Why Auroras Move Across the Sky
Find out how energy from the sun, Earth’s magnetic field, and gases high in the air create the moving colors of the aurora.
Original LangCafe explainer.

Why Auroras Move Across the Sky
The aurora is one of the most beautiful sights in the night sky. In the north, people call it the northern lights. In the south, it is the southern lights. At first glance, the light can look magical, like a soft curtain hanging above the land. But if you watch for a while, you see that it is never fully still. It bends, ripples, brightens, and fades. Sometimes it stretches across the whole sky. Sometimes it forms a narrow band or a dancing arc. These changes happen because the aurora is not a painted light on a fixed background. It is a process. Energy is arriving from space, Earth is guiding that energy, and the air above us is glowing in response. To understand why auroras move, we need to start with the sun.
Energy Comes from the Sun
The sun does not send only light and heat toward Earth. It also releases streams of tiny particles into space. Many of these are charged particles, which means they carry electric charge. This steady flow is often called the solar wind. Most of the time, the flow is not strong enough to create a dramatic aurora in every place. But the sun is active, and sometimes it sends out extra bursts of energy and particles. When that happens, more material reaches the space around Earth. This is the first step in making an aurora. Without the sun and charged particles, there would be no moving bands of light over polar skies. The aurora is a sign that Earth is connected to the sun in a very direct way, even though the two are extremely far apart.

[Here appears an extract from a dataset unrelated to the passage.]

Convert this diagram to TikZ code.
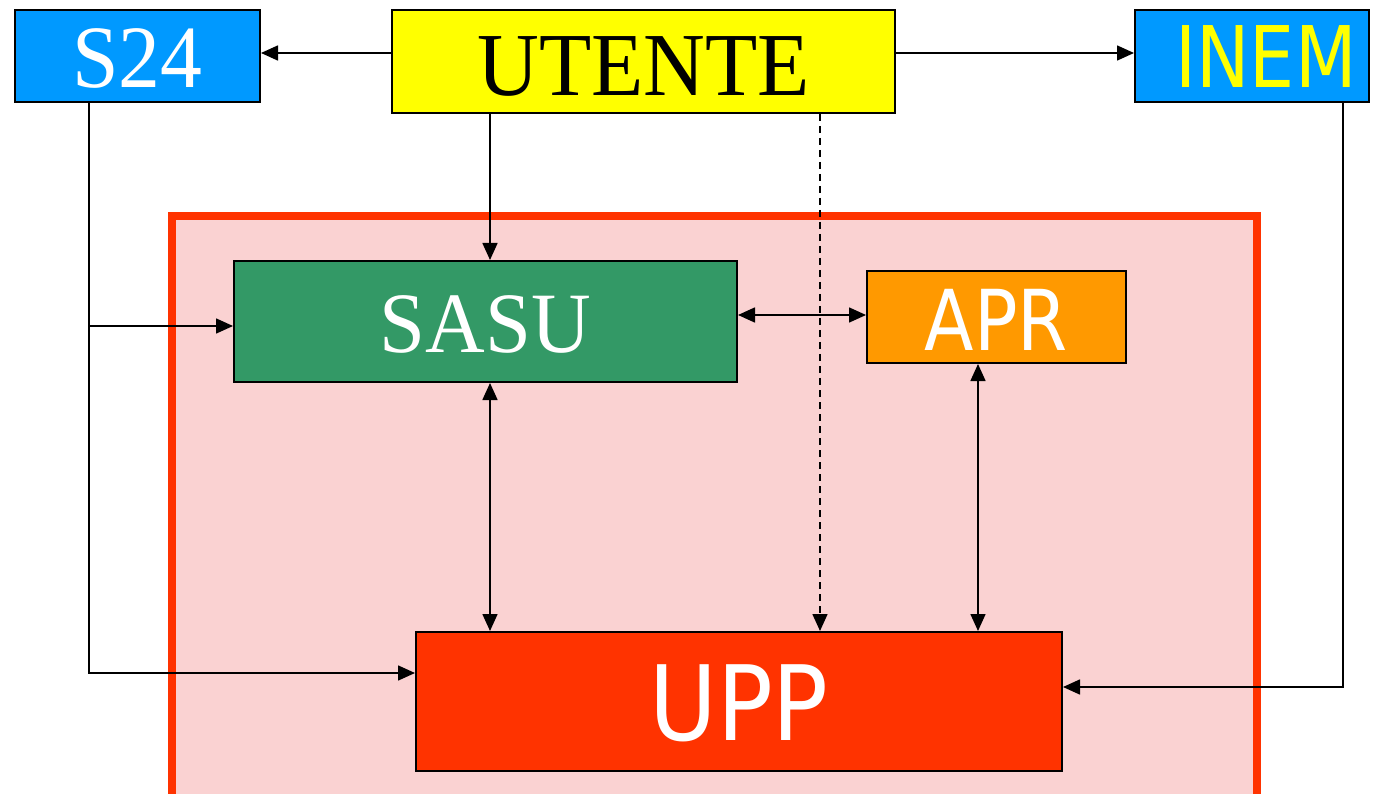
\documentclass[tikz,border=0pt]{standalone}
\usepackage{fontspec}
\usetikzlibrary{arrows.meta,calc}
\newfontfamily\serifF{Liberation Serif}
\newfontfamily\sansF{DejaVu Sans}
\definecolor{bluebox}{RGB}{0,153,255}
\definecolor{yellowbox}{RGB}{255,255,0}
\definecolor{greenbox}{RGB}{51,153,102}
\definecolor{orangebox}{RGB}{255,153,0}
\definecolor{redbox}{RGB}{255,51,0}
\definecolor{pinkbg}{RGB}{250,210,210}
\tikzset{
  box/.style={draw=black, line width=2pt, inner sep=0pt, anchor=north west},
  arr/.style={line width=1.6pt, -{Triangle[length=17pt,width=15pt]}},
  dbl/.style={line width=1.6pt, {Triangle[length=17pt,width=15pt]}-{Triangle[length=17pt,width=15pt]}},
}
\begin{document}
\begin{tikzpicture}[x=1pt,y=-1pt]
\useasboundingbox (0,0) rectangle (1382,794);
% outer region
\draw[line width=8pt, draw=redbox, fill=pinkbg] (172,216) rectangle (1257,810);
% boxes
\node[box, fill=bluebox, minimum width=245pt, minimum height=92pt] (s24) at (14,9) {};
\node[text=white, font=\serifF\fontsize{89}{89}\selectfont] at ($(s24.center)+(0,2)$) {\scalebox{0.94}[1]{S24}};
\node[box, fill=yellowbox, minimum width=503pt, minimum height=103pt] (utente) at (391,9) {};
\node[text=black, font=\serifF\fontsize{90}{90}\selectfont] at ($(utente.center)+(0,4.5)$) {\scalebox{0.95}[1]{UTENTE}};
\node[box, fill=bluebox, minimum width=234pt, minimum height=92pt] (inem) at (1134,9) {};
\node[text=yellowbox, font=\sansF\fontsize{85}{85}\selectfont] at ($(inem.center)+(14,1)$) {\scalebox{0.84}[1]{INEM}};
\node[box, fill=greenbox, minimum width=503pt, minimum height=121pt] (sasu) at (233,260) {};
\node[text=white, font=\serifF\fontsize{86}{86}\selectfont] at ($(sasu.center)+(0,3)$) {\scalebox{0.96}[1]{SASU}};
\node[box, fill=orangebox, minimum width=259pt, minimum height=92pt] (apr) at (866,270) {};
\node[text=white, font=\sansF\fontsize{84}{84}\selectfont] at ($(apr.center)+(0,2.5)$) {\scalebox{0.86}[1]{APR}};
\node[box, fill=redbox, minimum width=646pt, minimum height=139pt] (upp) at (415,631) {};
\node[text=white, font=\sansF\fontsize{104}{104}\selectfont] at ($(upp.center)+(0,1.5)$) {\scalebox{0.89}[1]{UPP}};
% helper coordinates
\coordinate (sasuTop) at ($(sasu.north)+(4.5,0)$);
\coordinate (sasuBot) at ($(sasu.south)+(4.5,0)$);
\coordinate (dashX) at ($(upp.north)+(81,0)$);
\coordinate (aprBot) at ($(apr.south)+(-18.5,0)$);
\coordinate (inemDown) at ($(inem.south)+(91,0)$);
\coordinate (uppInR) at ($(upp.east)+(0,-14.5)$);
\coordinate (s24Down) at ($(s24.south)+(-48.5,0)$);
\coordinate (uppInL) at ($(upp.west)+(0,-28.5)$);
\coordinate (sasuIn) at ($(sasu.west)+(0,4.5)$);
\coordinate (s24In) at ($(s24.east)+(0,-3)$);
\coordinate (inemIn) at ($(inem.west)+(0,-3)$);
\coordinate (aprIn) at ($(apr.west)+(0,-2)$);
% connectors
\draw[arr] (s24In -| utente.west) -- (s24In);
\draw[arr] (inemIn -| utente.east) -- (inemIn);
\draw[arr] (sasuTop |- utente.south) -- (sasuTop);
\draw[arr, dash pattern=on 7pt off 5pt] (dashX |- utente.south) -- (dashX);
\draw[arr] (s24Down) |- (uppInL);
\draw[arr] (s24Down |- sasuIn) -- (sasuIn);
\draw[dbl] (aprIn -| sasu.east) -- (aprIn);
\draw[dbl] (sasuBot) -- (sasuBot |- upp.north);
\draw[dbl] (aprBot) -- (aprBot |- upp.north);
\draw[arr] (inemDown) |- (uppInR);
\end{tikzpicture}
\end{document}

Earth’s Magnetic Field Guides the Particles
Earth has an invisible magnetic field around it. You can think of it as a protective system that affects the motion of charged particles. When solar particles arrive near Earth, many of them do not travel straight into the atmosphere. Instead, the magnetic field pushes and guides them. This guidance is strongest in ways that lead many particles toward the polar regions. That is why auroras are most common in high northern and southern latitudes. The magnetic field does not make the sky bright by itself, but it acts like a traffic system in space. It shapes where the particles go and where the strongest activity appears. Because the magnetic field can shift and react as solar energy changes, the paths of the particles also change. This is one big reason the aurora does not stay in one quiet shape.
Why the Sky Has Different Colors
When the guided particles enter the upper atmosphere, they collide with gases in the air. These collisions give energy to the gas atoms and molecules. After that, the gases release the energy as light. This creates color in the sky. Different gases and different heights can produce different colors. Green is the most common aurora color, and it often comes from oxygen high above Earth. Red can also come from oxygen, usually at even higher levels. Blue and purple can appear when nitrogen is involved. The exact color depends on how much energy arrives, what gas is hit, and how high in the atmosphere the collision happens. So the aurora is not one single light source. It is a changing mix of glowing air. As conditions change from moment to moment, the color and brightness can change too.
Why Auroras Seem to Dance
Auroras move because the flow of energy into the atmosphere is always changing. The solar wind is not perfectly smooth. The magnetic field around Earth is active as it responds to incoming particles. And the collisions in the upper air happen across a wide region, not in one fixed point. As a result, bright areas appear, fade, and re-form. Long arcs can twist into waves. Thin lines can spread into large curtains. Sometimes the light seems to fall downward in rays, and sometimes it races sideways across the sky. The shapes are also affected by how we see them from the ground. A broad ring of aurora around a pole can look like a narrow moving band if only part of it is above you. What looks like dancing is really a fast, shifting pattern of charged particles, magnetic forces, and glowing gas.
When and Where We See Them Best
Auroras are easier to see when the sky is dark, so they are most famous on long winter nights in high-latitude places such as northern Canada, Alaska, Iceland, Norway, and parts of Finland and Sweden. Southern auroras are often seen from Antarctica and sometimes from the far south of New Zealand, Australia, or South America. A stronger burst of solar activity can make the lights visible farther from the poles than usual. Even then, people need clear skies and low light pollution for the best view. Forecasts can suggest when auroras are more likely, but they still surprise people. That is part of their beauty. The aurora follows real physical rules, yet it never looks exactly the same twice. Each display is a moving meeting point between the sun, Earth’s magnetic field, and the air above our world.